Churches & Schools

D.'s first church was St. James's Ashted, which had been Dr. John Ash's house. It was consecrated in 1810, but had then been in use for nineteen years as a private chapel. Enlarged in '35, it acquired a tower, and in '53 a parish. Damaged in World War II, it was demolished in the '50's. Population growth beyond Ashted brought St. Matthew's, completed in 1842 and given a parish out of Aston that included all of D. and N. Eight years later the R. C. chapel of St. Joseph was built in the Catholic cemetery on the valley side off Long Acre. Enlarged in '72 it then became a parish church. Like St. Matthew's but unlike all others herein it is still open. St. Clement's on N. Park Road opened in '59 and is now closed awaiting demolition. Other Anglican churches with dates of opening and closing are St. Lawrence Dartmouth Street (1867-1951) St. Anne's Cato Street ('69-'51) and St. Catherine's Scholefield Street ('78-'45). St. Vincent's RC began in '83 as a school chapel in Vauxhall Grove : there is a recently-built church in D. Manor Precinct. Details of other churches and chapels may be found in V.C.H. Warks. Vol. VII.

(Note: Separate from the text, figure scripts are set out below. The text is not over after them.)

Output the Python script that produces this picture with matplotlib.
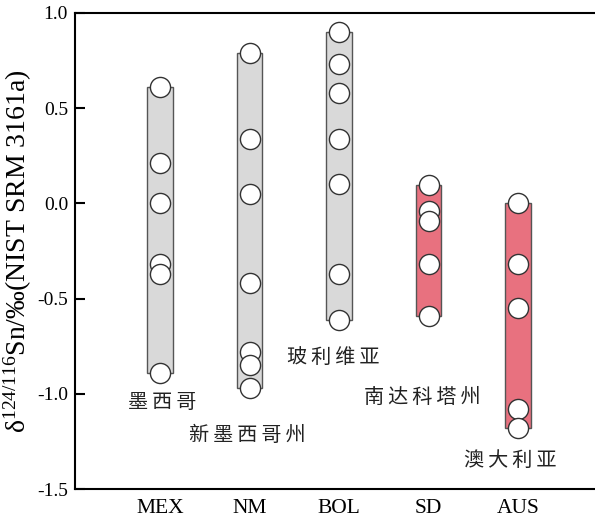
import matplotlib
matplotlib.use("Agg")
import matplotlib.pyplot as plt
import numpy as np

plt.rcParams["font.family"] = ["Liberation Serif", "DejaVu Serif"]
plt.rcParams["axes.unicode_minus"] = False

# ---- data ----
sites = ["MEX", "NM", "BOL", "SD", "AUS"]
site_names_cn = ["墨西哥", "新墨西哥州", "玻利维亚", "南达科塔州", "澳大利亚"]
mex = [0.61, 0.21, 0.00, -0.32, -0.37, -0.89]
nm = [0.79, 0.34, 0.05, -0.42, -0.78, -0.85, -0.97]
bol = [0.90, 0.73, 0.58, 0.34, 0.10, -0.37, -0.61]
sd = [0.095, -0.04, -0.09, -0.32, -0.59]
aus = [0.00, -0.32, -0.55, -1.08, -1.18]
groups = [mex, nm, bol, sd, aus]

# styling
bar_colors = ["#d9d9d9", "#d9d9d9", "#d9d9d9", "#e8717f", "#e8717f"]
# label anchor (x offset from category, y in data units)
label_dx = [0.02, -0.02, -0.06, -0.07, -0.09]
label_y = [-1.045, -1.22, -0.81, -1.02, -1.35]

fig = plt.figure(figsize=(5.95, 5.17), dpi=100)
ax = fig.add_axes([0.126, 0.054, 0.874, 0.921])

x = np.arange(1, len(sites) + 1)
for xi, vals, col in zip(x, groups, bar_colors):
    lo, hi = min(vals), max(vals)
    ax.bar(xi, hi - lo, bottom=lo, width=0.29, color=col,
           edgecolor="#555555", linewidth=1.0, zorder=2)
    ax.plot([xi] * len(vals), vals, "o", ms=14.5, mfc="white",
            mec="#333333", mew=1.0, zorder=3)

# the reference spaces out the Chinese characters a little
for xi, name, dx, ly in zip(x, site_names_cn, label_dx, label_y):
    ax.text(xi + dx, ly, "\u2009".join(name), ha="center", va="center",
            fontsize=14.5, family=["Noto Sans CJK SC", "DejaVu Sans"],
            color="#222222")

ax.set_xlim(0.05, 5.86)
ax.set_ylim(-1.5, 1.0)
yt = [-1.5, -1.0, -0.5, 0.0, 0.5, 1.0]
ax.set_yticks(yt)
ax.set_yticklabels([f"{v:.1f}" for v in yt])
ax.set_xticks(x)
ax.set_xticklabels(sites)
ax.tick_params(axis="y", direction="in", length=7, width=1.5, labelsize=14, pad=5)
ax.tick_params(axis="x", length=0, labelsize=15.5, pad=7)
ax.spines["right"].set_visible(False)
for s in ["left", "top", "bottom"]:
    ax.spines[s].set_linewidth(1.5)

ax.set_ylabel(r"$\mathregular{\delta^{124/116}}$Sn/‰(NIST SRM 3161a)",
              fontsize=20, labelpad=2)

fig.savefig("out.png", dpi=100)
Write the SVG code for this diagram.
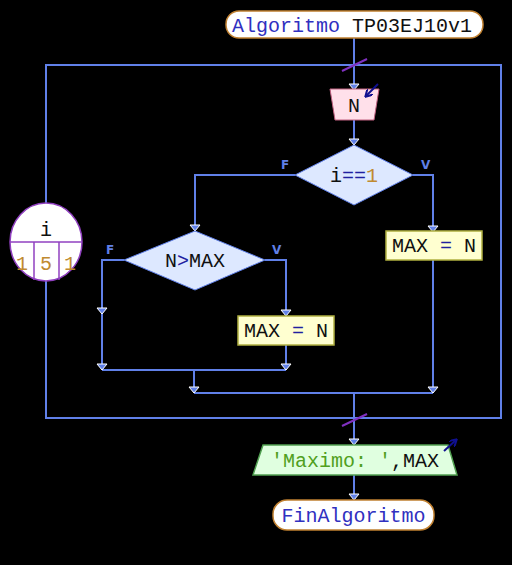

There was a church school at Ashted in 1828, which stayed open for 32 years. Until after the 1870 Act all schools were denominational : those in Legge and Lawley Streets were opened in '39 and '50, and three were started in '68 - St. Joseph's RC, St. Lawrence's CE, and St. Matthew's (renamed St. Anne's) CE The Birmingham School Board needed to provide buildings to educate many thousands of children : their schools in D. and N., with opening dates, were :- Bloomsbury (Lingard Street), the very first Board School in the Borough, with places for 1059 children (1873), Windsor Street ('74), Dartmouth Street ('76), Grosvenor Street ('77), Eliot Street ('79), Loxton Street ('83), and Cromwell Street ('89).

Birmingham Education Committee superseded the Board and took over its schools in 1902 : only N. Park Road ('04) and Charles Arthur Street Schools ('11) were new requirements in districts fully developed and with a declining population. Reorganisation after the 1944 Act brought changes of name and function to many schools. Redevelopment has swept away all but two - Eliot Street (Nechells Secondary & J.I. in bad repair) and Cromwell J. I. New church schools are St. Clement's, St. Matthew's, and St. Joseph's and St. Vincent's. County Schools are Vauxhall Gardens and the huge D. Manor Comprehensive.